Work to be completed – Pictures must not be retyped. Return exactly the lines from the one with "Convert this chart to Bokeh code." through the one with "days_jan23 = [3]", both included, and no others.

Dataset records –
----
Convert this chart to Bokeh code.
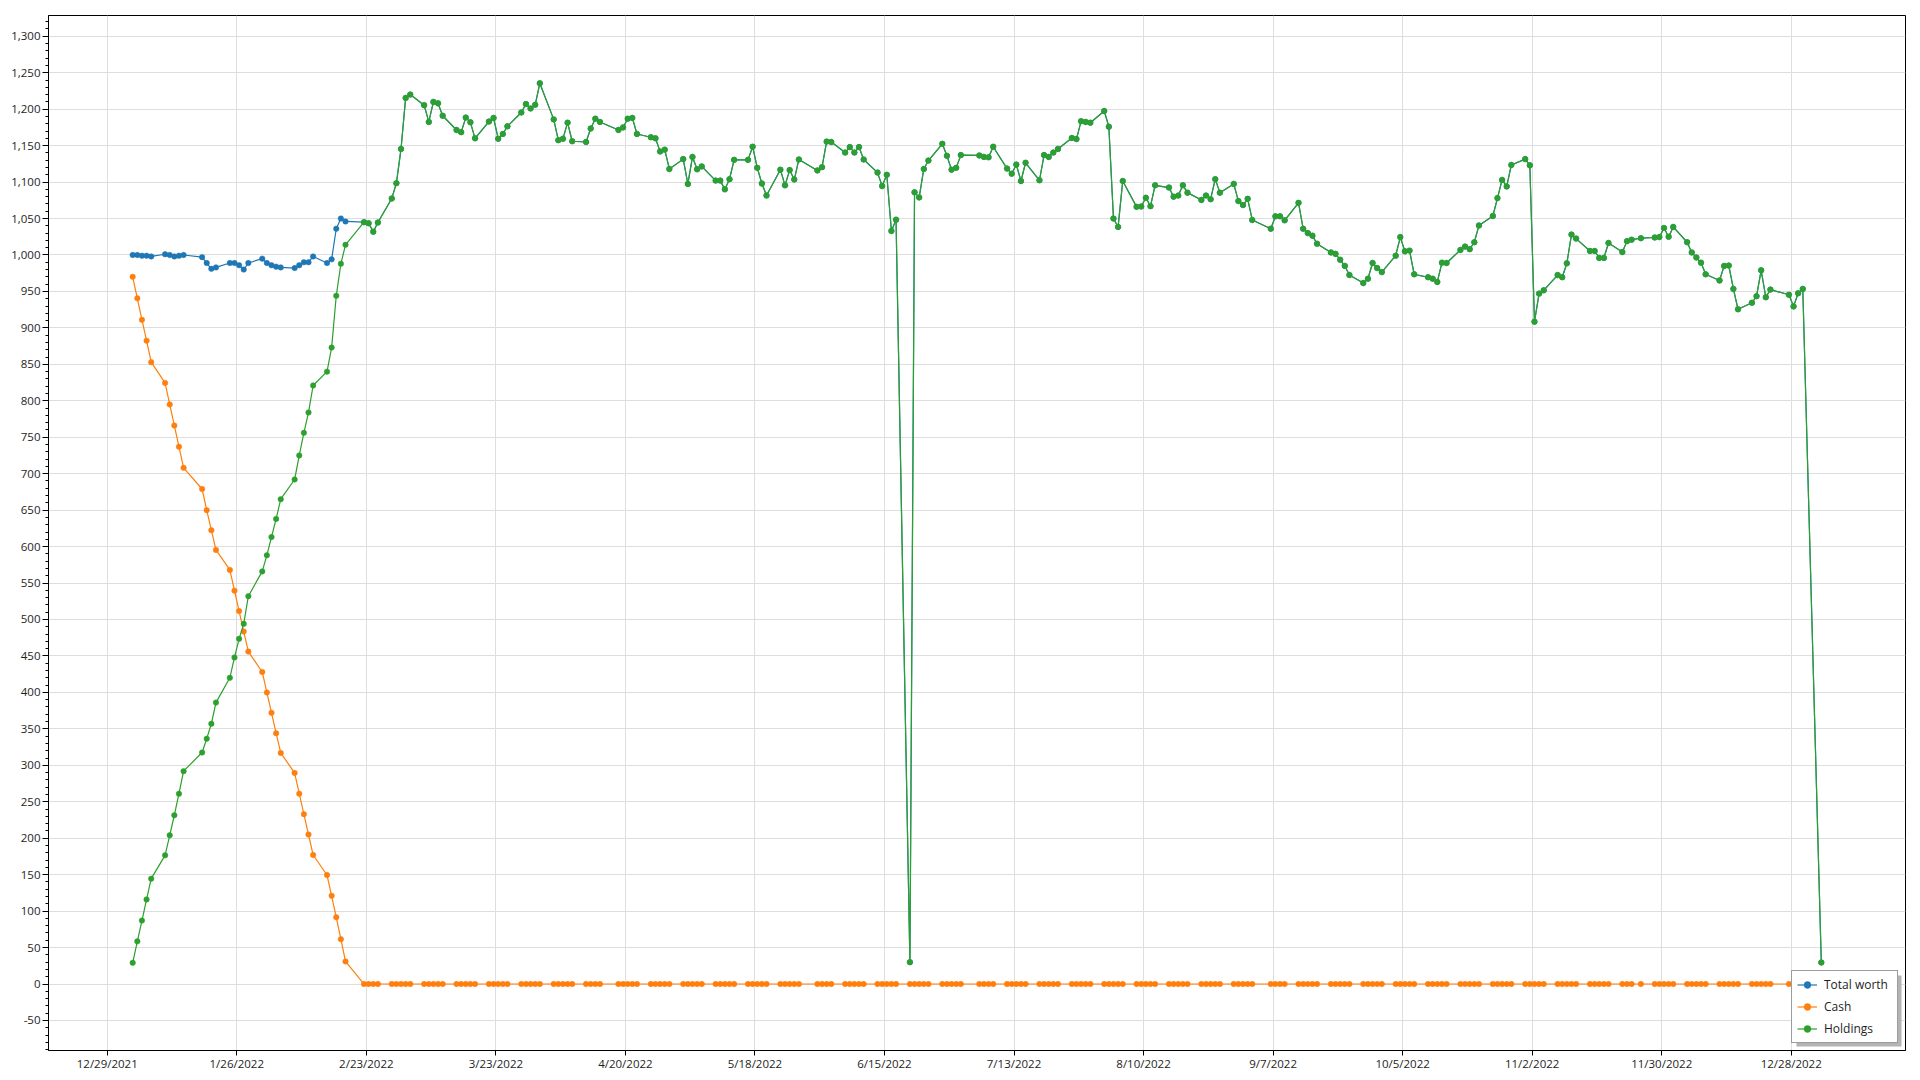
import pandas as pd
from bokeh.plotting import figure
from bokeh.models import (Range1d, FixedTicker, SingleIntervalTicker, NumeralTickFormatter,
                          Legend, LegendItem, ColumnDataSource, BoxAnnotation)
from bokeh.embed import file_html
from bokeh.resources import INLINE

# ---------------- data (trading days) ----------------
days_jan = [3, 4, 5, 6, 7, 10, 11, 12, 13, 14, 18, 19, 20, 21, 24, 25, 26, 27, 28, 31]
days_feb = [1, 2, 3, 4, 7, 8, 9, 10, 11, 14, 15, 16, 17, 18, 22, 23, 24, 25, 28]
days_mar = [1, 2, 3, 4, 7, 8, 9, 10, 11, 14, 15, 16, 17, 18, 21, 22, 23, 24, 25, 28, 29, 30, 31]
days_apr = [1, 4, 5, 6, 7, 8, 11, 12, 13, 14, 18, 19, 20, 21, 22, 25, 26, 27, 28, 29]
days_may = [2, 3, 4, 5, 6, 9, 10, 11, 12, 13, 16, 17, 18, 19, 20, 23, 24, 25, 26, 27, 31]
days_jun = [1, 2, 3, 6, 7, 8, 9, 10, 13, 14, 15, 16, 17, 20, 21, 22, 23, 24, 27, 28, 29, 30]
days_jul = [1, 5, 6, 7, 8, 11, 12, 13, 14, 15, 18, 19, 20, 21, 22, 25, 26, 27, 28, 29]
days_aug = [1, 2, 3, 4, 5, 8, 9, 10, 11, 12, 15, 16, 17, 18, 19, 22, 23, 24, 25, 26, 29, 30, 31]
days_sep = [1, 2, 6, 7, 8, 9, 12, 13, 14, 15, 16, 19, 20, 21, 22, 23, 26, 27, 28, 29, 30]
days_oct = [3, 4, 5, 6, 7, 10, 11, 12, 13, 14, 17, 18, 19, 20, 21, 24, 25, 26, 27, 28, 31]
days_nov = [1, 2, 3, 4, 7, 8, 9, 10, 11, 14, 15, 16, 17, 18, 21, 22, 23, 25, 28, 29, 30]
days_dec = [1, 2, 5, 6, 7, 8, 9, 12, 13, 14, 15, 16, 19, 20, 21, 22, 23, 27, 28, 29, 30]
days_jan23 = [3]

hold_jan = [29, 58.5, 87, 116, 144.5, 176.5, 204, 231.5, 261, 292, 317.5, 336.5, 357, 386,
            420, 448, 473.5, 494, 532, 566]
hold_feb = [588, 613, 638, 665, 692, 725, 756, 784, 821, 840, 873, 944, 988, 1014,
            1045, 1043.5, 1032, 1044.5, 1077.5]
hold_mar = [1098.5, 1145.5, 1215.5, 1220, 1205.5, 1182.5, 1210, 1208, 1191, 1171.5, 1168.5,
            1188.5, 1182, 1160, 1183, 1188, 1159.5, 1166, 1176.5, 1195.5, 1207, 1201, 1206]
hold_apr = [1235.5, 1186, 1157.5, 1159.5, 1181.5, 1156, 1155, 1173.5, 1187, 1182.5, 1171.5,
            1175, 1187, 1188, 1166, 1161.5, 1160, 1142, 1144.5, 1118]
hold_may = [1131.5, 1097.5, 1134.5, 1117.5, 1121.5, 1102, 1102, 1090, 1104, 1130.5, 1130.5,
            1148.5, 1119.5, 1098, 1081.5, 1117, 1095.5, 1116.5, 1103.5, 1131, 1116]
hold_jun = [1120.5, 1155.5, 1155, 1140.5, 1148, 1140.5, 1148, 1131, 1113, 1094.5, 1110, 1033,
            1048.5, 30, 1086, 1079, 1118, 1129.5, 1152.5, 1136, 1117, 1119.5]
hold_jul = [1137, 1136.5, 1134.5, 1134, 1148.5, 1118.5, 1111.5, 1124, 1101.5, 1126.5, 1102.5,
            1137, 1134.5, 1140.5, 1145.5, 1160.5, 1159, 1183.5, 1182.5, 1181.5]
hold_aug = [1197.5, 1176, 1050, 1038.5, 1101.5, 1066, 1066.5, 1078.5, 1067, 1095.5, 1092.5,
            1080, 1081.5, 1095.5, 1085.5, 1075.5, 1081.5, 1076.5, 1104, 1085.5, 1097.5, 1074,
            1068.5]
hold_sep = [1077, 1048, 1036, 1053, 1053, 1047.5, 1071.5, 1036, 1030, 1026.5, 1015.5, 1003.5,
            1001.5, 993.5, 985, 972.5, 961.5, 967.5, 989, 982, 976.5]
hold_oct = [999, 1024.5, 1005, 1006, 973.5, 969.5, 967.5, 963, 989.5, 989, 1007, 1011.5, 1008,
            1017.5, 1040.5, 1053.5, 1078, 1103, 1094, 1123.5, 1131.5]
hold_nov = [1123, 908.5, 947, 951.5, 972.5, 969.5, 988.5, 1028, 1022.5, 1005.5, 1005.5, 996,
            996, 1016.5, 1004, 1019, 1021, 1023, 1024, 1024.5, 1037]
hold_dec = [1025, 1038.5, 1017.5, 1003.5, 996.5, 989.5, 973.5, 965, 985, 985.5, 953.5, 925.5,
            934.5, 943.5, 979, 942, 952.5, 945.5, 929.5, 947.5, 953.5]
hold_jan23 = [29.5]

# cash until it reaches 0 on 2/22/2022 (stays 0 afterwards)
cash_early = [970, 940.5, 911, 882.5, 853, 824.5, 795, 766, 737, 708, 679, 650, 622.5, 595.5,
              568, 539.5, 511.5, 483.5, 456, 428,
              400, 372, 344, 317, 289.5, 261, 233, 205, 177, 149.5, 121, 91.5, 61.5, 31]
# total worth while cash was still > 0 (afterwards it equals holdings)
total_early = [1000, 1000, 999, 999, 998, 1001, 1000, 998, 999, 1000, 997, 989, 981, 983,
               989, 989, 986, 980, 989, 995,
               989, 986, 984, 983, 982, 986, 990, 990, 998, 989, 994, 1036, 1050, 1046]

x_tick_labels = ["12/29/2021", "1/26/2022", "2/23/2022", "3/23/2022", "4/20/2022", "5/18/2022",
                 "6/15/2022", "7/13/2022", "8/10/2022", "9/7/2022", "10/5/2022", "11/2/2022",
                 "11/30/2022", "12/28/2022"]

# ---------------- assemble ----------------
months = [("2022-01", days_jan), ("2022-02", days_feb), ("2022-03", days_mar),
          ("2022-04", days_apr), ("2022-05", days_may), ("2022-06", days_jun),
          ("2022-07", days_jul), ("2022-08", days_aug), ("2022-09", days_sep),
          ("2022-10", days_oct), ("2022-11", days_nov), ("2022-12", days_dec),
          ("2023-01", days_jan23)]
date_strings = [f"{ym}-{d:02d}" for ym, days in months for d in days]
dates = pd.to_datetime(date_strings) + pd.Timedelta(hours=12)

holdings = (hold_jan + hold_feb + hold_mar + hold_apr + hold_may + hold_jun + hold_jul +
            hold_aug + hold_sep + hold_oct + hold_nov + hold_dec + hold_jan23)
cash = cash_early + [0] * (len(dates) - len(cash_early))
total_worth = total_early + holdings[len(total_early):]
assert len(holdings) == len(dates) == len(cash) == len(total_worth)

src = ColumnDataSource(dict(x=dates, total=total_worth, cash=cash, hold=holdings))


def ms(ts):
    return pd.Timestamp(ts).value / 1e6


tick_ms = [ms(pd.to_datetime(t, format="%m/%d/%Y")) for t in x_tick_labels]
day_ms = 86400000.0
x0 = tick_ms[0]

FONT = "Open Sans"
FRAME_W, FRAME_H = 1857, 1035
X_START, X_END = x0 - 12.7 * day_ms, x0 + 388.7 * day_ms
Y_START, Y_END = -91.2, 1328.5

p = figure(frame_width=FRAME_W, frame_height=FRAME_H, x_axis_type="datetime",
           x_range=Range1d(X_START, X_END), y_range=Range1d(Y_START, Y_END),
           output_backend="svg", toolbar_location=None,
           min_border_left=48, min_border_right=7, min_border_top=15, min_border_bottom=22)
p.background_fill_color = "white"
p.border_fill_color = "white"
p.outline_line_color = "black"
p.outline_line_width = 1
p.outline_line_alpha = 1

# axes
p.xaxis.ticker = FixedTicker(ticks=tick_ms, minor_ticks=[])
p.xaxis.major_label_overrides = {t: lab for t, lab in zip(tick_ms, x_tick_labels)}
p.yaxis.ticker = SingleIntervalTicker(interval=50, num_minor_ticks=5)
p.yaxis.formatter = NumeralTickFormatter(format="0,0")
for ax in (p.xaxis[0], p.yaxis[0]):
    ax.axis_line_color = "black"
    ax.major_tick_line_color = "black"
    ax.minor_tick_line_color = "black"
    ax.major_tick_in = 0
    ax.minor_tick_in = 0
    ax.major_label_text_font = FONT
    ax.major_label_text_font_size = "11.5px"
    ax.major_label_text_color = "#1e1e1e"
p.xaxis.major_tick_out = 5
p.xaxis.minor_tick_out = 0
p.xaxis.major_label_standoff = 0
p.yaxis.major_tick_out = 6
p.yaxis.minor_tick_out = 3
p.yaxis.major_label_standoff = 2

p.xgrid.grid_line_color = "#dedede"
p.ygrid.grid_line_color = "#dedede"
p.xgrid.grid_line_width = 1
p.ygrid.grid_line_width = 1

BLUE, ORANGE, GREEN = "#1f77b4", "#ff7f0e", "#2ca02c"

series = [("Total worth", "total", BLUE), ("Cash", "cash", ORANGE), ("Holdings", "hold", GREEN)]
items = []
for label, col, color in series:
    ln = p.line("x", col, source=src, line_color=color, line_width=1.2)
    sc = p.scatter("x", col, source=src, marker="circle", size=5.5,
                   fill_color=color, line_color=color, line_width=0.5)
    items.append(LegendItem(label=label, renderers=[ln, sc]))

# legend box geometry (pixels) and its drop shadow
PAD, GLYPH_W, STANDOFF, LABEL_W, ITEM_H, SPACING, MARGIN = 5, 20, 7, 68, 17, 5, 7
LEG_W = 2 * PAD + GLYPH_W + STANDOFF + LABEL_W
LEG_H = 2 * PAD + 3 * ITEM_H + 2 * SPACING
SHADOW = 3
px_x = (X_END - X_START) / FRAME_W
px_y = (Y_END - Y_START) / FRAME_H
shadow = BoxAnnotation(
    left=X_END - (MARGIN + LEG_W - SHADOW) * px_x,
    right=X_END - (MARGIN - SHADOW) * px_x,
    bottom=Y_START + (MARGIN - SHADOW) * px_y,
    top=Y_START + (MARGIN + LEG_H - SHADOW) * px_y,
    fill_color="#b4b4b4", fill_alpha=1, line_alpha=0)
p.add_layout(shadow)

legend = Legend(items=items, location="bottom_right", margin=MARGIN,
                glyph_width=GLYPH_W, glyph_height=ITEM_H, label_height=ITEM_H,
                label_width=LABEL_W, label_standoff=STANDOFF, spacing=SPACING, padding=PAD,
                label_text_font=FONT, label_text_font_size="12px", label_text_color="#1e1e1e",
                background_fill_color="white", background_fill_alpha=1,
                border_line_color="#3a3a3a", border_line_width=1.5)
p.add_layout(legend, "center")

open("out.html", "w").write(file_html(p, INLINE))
----
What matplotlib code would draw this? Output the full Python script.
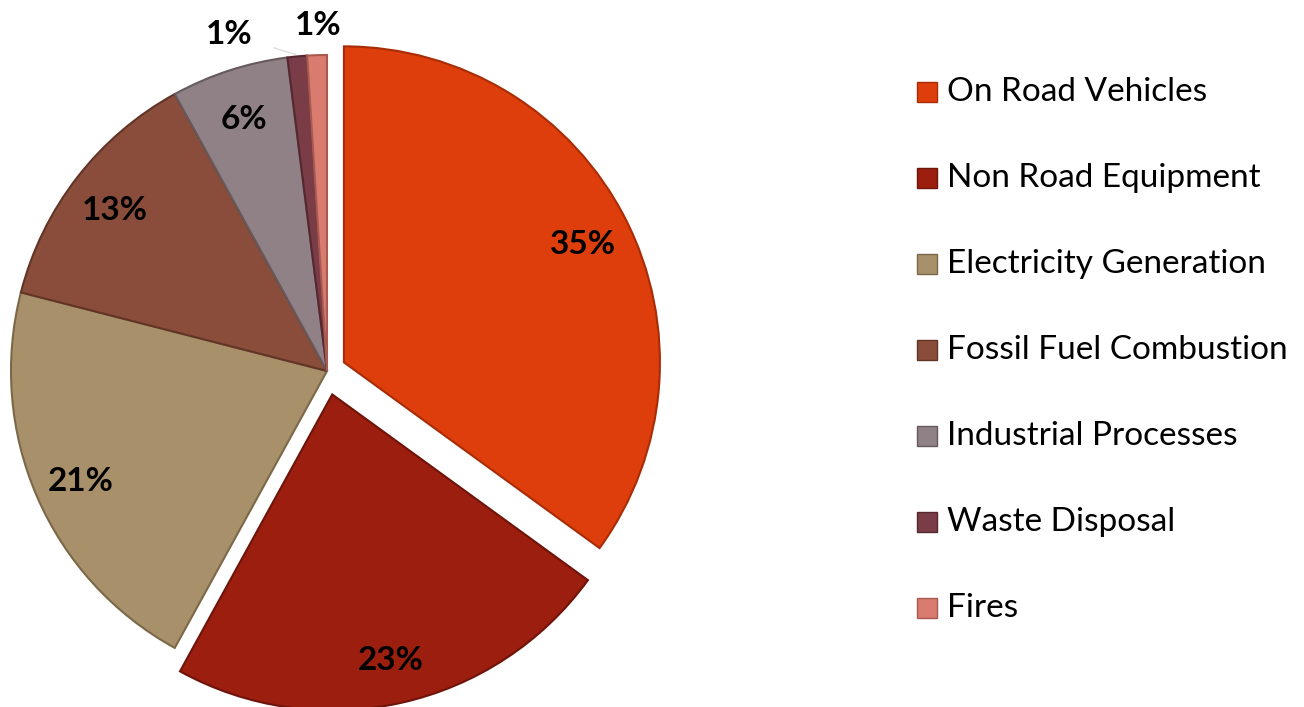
----
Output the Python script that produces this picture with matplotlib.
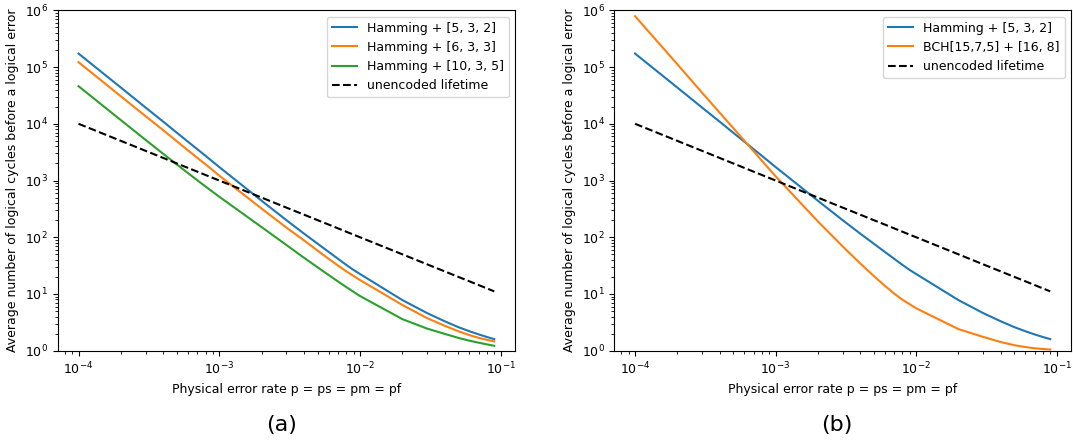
----
Response to this exercise –
Convert this chart to Bokeh code.
import pandas as pd
from bokeh.plotting import figure
from bokeh.models import (Range1d, FixedTicker, SingleIntervalTicker, NumeralTickFormatter,
                          Legend, LegendItem, ColumnDataSource, BoxAnnotation)
from bokeh.embed import file_html
from bokeh.resources import INLINE

# ---------------- data (trading days) ----------------
days_jan = [3, 4, 5, 6, 7, 10, 11, 12, 13, 14, 18, 19, 20, 21, 24, 25, 26, 27, 28, 31]
days_feb = [1, 2, 3, 4, 7, 8, 9, 10, 11, 14, 15, 16, 17, 18, 22, 23, 24, 25, 28]
days_mar = [1, 2, 3, 4, 7, 8, 9, 10, 11, 14, 15, 16, 17, 18, 21, 22, 23, 24, 25, 28, 29, 30, 31]
days_apr = [1, 4, 5, 6, 7, 8, 11, 12, 13, 14, 18, 19, 20, 21, 22, 25, 26, 27, 28, 29]
days_may = [2, 3, 4, 5, 6, 9, 10, 11, 12, 13, 16, 17, 18, 19, 20, 23, 24, 25, 26, 27, 31]
days_jun = [1, 2, 3, 6, 7, 8, 9, 10, 13, 14, 15, 16, 17, 20, 21, 22, 23, 24, 27, 28, 29, 30]
days_jul = [1, 5, 6, 7, 8, 11, 12, 13, 14, 15, 18, 19, 20, 21, 22, 25, 26, 27, 28, 29]
days_aug = [1, 2, 3, 4, 5, 8, 9, 10, 11, 12, 15, 16, 17, 18, 19, 22, 23, 24, 25, 26, 29, 30, 31]
days_sep = [1, 2, 6, 7, 8, 9, 12, 13, 14, 15, 16, 19, 20, 21, 22, 23, 26, 27, 28, 29, 30]
days_oct = [3, 4, 5, 6, 7, 10, 11, 12, 13, 14, 17, 18, 19, 20, 21, 24, 25, 26, 27, 28, 31]
days_nov = [1, 2, 3, 4, 7, 8, 9, 10, 11, 14, 15, 16, 17, 18, 21, 22, 23, 25, 28, 29, 30]
days_dec = [1, 2, 5, 6, 7, 8, 9, 12, 13, 14, 15, 16, 19, 20, 21, 22, 23, 27, 28, 29, 30]
days_jan23 = [3]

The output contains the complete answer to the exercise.